Security is not the only priority in existence. Sometimes people just want to access the information. And when that is the case, HTTPS can be a huge impediment.




> Security is not the only priority in existence. Sometimes people just want to access the information. And when that is the case, HTTPS can be a huge impediment.

I suppose you'd be fine if your government started replacing the content of Wikipedia with their own propaganda/removing critical information about themselves from traffic?


So far they haven't. Meanwhile, millions of people with older devices cannot use them to access wikipedia.


you're aware that your government is already doing this, right ? (your argument is invalid)


how? Edits on Wikipedia are public, including historical monthly backups available over bt all the way back to 2006, and I can ensure Wikipedia servers are serving it correctly by cross-referencing that and the edits. With http, any ISP (whose operators all tend to favor government cooperation) or switch in the middle could sed content to remove or slightly alter known-critical content.


yeah... i havent gotten a good response why localhost should scream "insecure" or why i should wikipedia fail if my rtc clock is wonky.

i am not denying "security from snoops while paying with credit cards" and all that banking shit or messaging. heck, email is sent over the clear but we are told to use https to connect to the website (for webmails) using https for "security"...

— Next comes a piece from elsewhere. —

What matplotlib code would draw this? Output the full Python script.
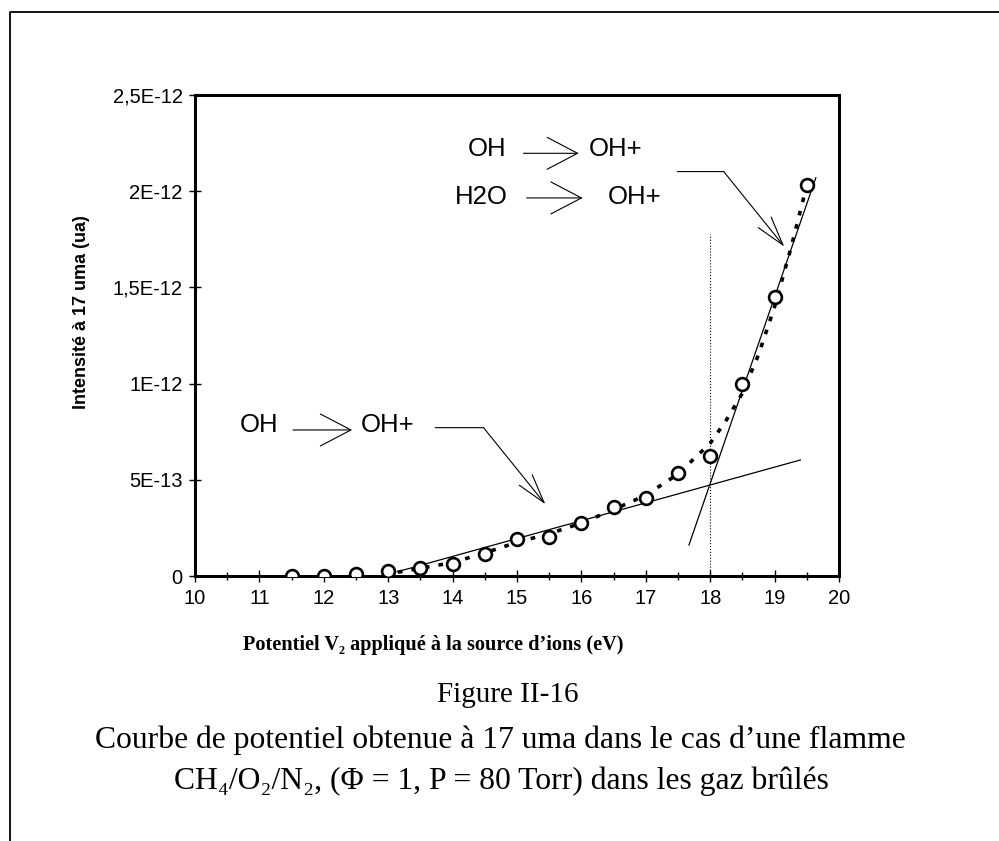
import matplotlib
matplotlib.use("Agg")
import matplotlib.pyplot as plt
from matplotlib.lines import Line2D
from matplotlib.ticker import FixedLocator, FixedFormatter, MultipleLocator

# measured points (V2 in eV, intensity at 17 uma)
v2 = [11.5, 12, 12.5, 13, 13.5, 14, 14.5, 15, 15.5, 16, 16.5, 17, 17.5, 18, 18.5, 19, 19.5]
intensity = [0, 0, 0.09e-13, 0.26e-13, 0.43e-13, 0.61e-13, 1.13e-13, 1.91e-13, 2.04e-13,
             2.74e-13, 3.6e-13, 4.04e-13, 5.37e-13, 6.24e-13, 1.0e-12, 1.45e-12, 2.03e-12]

# dotted trend curve
trend_x = [13.15, 13.5, 14, 14.5, 15, 15.5, 16, 16.5, 17, 17.5, 18, 18.25, 18.5, 18.75, 19, 19.25, 19.5]
trend_y = [0.2e-13, 0.4e-13, 0.7e-13, 1.2e-13, 1.75e-13, 2.2e-13, 2.75e-13, 3.45e-13, 4.2e-13,
           5.3e-13, 6.9e-13, 8.1e-13, 9.5e-13, 11.5e-13, 14.0e-13, 17.0e-13, 20.3e-13]

# the two straight tangents (end points)
low_x = [13.14, 19.4]
low_y = [0.22e-13, 6.03e-13]
high_x = [17.67, 19.64]
high_y = [1.61e-13, 2.07e-12]

# threshold marker
threshold = 18
threshold_top = 1.78e-12

yticks = [0, 5e-13, 1e-12, 1.5e-12, 2e-12, 2.5e-12]
ytick_labels = ["0", "5E-13", "1E-12", "1,5E-12", "2E-12", "2,5E-12"]

fig = plt.figure(figsize=(9.99, 8.41), dpi=100)
ax = fig.add_axes([195 / 999, 1 - 576 / 841, 644 / 999, 481 / 841])

ax.plot(trend_x, trend_y, color="black", lw=2.6, linestyle=(0, (1.3, 2.5)), zorder=2)
ax.plot(low_x, low_y, color="black", lw=0.9, zorder=3)
ax.plot(high_x, high_y, color="black", lw=0.9, zorder=3)
ax.plot([threshold, threshold], [0, threshold_top], color="black", lw=0.8, linestyle=":", zorder=1)
ax.plot(v2, intensity, linestyle="none", marker="o", markersize=9.2, mfc="white",
        mec="black", mew=1.9, zorder=4)

ax.set_xlim(10, 20)
ax.set_ylim(0, 2.5e-12)
ax.xaxis.set_major_locator(MultipleLocator(1))
ax.xaxis.set_minor_locator(MultipleLocator(0.5))
ax.yaxis.set_major_locator(FixedLocator(yticks))
ax.yaxis.set_major_formatter(FixedFormatter(ytick_labels))

for lab in ax.get_xticklabels() + ax.get_yticklabels():
    lab.set_fontfamily("Liberation Sans")
    lab.set_fontsize(14.5)
ax.tick_params(axis="both", which="major", direction="inout", length=8, width=1.0, pad=5)
ax.tick_params(axis="x", which="minor", direction="inout", length=6, width=1.0)
for sp in ax.spines.values():
    sp.set_linewidth(2.2)

# annotations
ann_font = {"family": "Liberation Sans", "size": 18.5}
chevron = dict(arrowstyle="->, head_length=22, head_width=11.5", lw=0.8, color="black",
               shrinkA=0, shrinkB=0, mutation_scale=1)
pointer = dict(arrowstyle="->, head_length=21, head_width=6", lw=0.8, color="black",
               shrinkA=0, shrinkB=0, mutation_scale=1)
plain = dict(arrowstyle="-", lw=0.8, color="black", shrinkA=0, shrinkB=0)

# upper group
ax.text(14.23, 2.217e-12, "OH", ha="left", va="center", **ann_font)
ax.annotate("", xy=(15.96, 2.197e-12), xytext=(15.10, 2.197e-12), arrowprops=chevron)
ax.text(16.11, 2.217e-12, "OH+", ha="left", va="center", **ann_font)
ax.text(14.04, 1.972e-12, "H2O", ha="left", va="center", **ann_font)
ax.annotate("", xy=(16.02, 1.965e-12), xytext=(15.15, 1.965e-12), arrowprops=chevron)
ax.text(16.41, 1.972e-12, "OH+", ha="left", va="center", **ann_font)
ax.annotate("", xy=(18.21, 2.102e-12), xytext=(17.49, 2.102e-12), arrowprops=plain)
ax.annotate("", xy=(19.15, 1.712e-12), xytext=(18.21, 2.102e-12), arrowprops=pointer)

# lower group
ax.text(10.70, 7.87e-13, "OH", ha="left", va="center", **ann_font)
ax.annotate("", xy=(12.44, 7.59e-13), xytext=(11.52, 7.59e-13), arrowprops=chevron)
ax.text(12.58, 7.87e-13, "OH+", ha="left", va="center", **ann_font)
ax.annotate("", xy=(14.48, 7.71e-13), xytext=(13.73, 7.71e-13), arrowprops=plain)
ax.annotate("", xy=(15.44, 3.73e-13), xytext=(14.48, 7.71e-13), arrowprops=pointer)

# axis titles
serif = ["Liberation Serif", "DejaVu Serif"]
fig.text(81 / 999, 1 - 312 / 841, "Intensité à 17 uma (ua)", rotation=90, ha="center",
         va="center", family="Liberation Sans", weight="bold", fontsize=13)
fig.text(433 / 999, 1 - 645 / 841, "Potentiel V\u2082 appliqué à la source d\u2019ions (eV)",
         ha="center", va="center", family=serif, weight="bold", fontsize=14.6)

# caption
fig.text(508 / 999, 1 - 695 / 841, "Figure II-16", ha="center", va="center",
         family=serif, fontsize=21)
fig.text(500 / 999, 1 - 740 / 841, "Courbe de potentiel obtenue à 17 uma dans le cas d\u2019une flamme",
         ha="center", va="center", family=serif, fontsize=22.8)
fig.text(501 / 999, 1 - 781 / 841, "CH\u2084/O\u2082/N\u2082, (\u03a6 = 1, P = 80 Torr) dans les gaz brûlés",
         ha="center", va="center", family=serif, fontsize=22.8)

# outer frame of the scanned page
fig.add_artist(Line2D([10 / 999, 10 / 999, 1.0], [0.0, 1 - 12 / 841, 1 - 12 / 841],
                      transform=fig.transFigure, color="black", lw=1.3))

fig.savefig("out.png", dpi=100)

sure sure security is all good and snazzy but i regularly come across websites who have had certs expired and the website makes it appear as if the sky will fall if i click on continue.

then we have ISPs who use DPI (my current ISP, reliance jio is doing it from day 1) so whats the point of pretending anyway?


> why localhost should scream "insecure"

Localhost, even with HTTP, is a secure context: https://developer.mozilla.org/en-US/docs/Web/Security/Secure...

What tool is screaming at you that localhost is insecure?


They may be using a self-signed cert so it’s https://localhost and the browser is flagging the cert rather than localhost itself.


browsers. padlock icon is crossed out


I just tested this and don't see that. I compared http://neverssl.com to running "python3 -m http.server" and visiting http://localhost:8000

* Chrome: "Not Secure" on neverssl, "i" in a circle on localhost

* Firefox: Padlock with a red line through it on neverssl, page icon on localhost

* Safari: "Not Secure" on neverssl, no message on localhost


> email is sent over the clear but we are told to use https to connect to the website (for webmails) using https for "security"

This is not true, most is encrypted in transit. It is not end to end, because your email service stores them (perhaps encrypted perhaps not).

Edit: https://transparencyreport.google.com/safer-email/overview?h...

You can see 84% of outbound is encrypted. This probably is generally a good proxy for the state of email tls transport.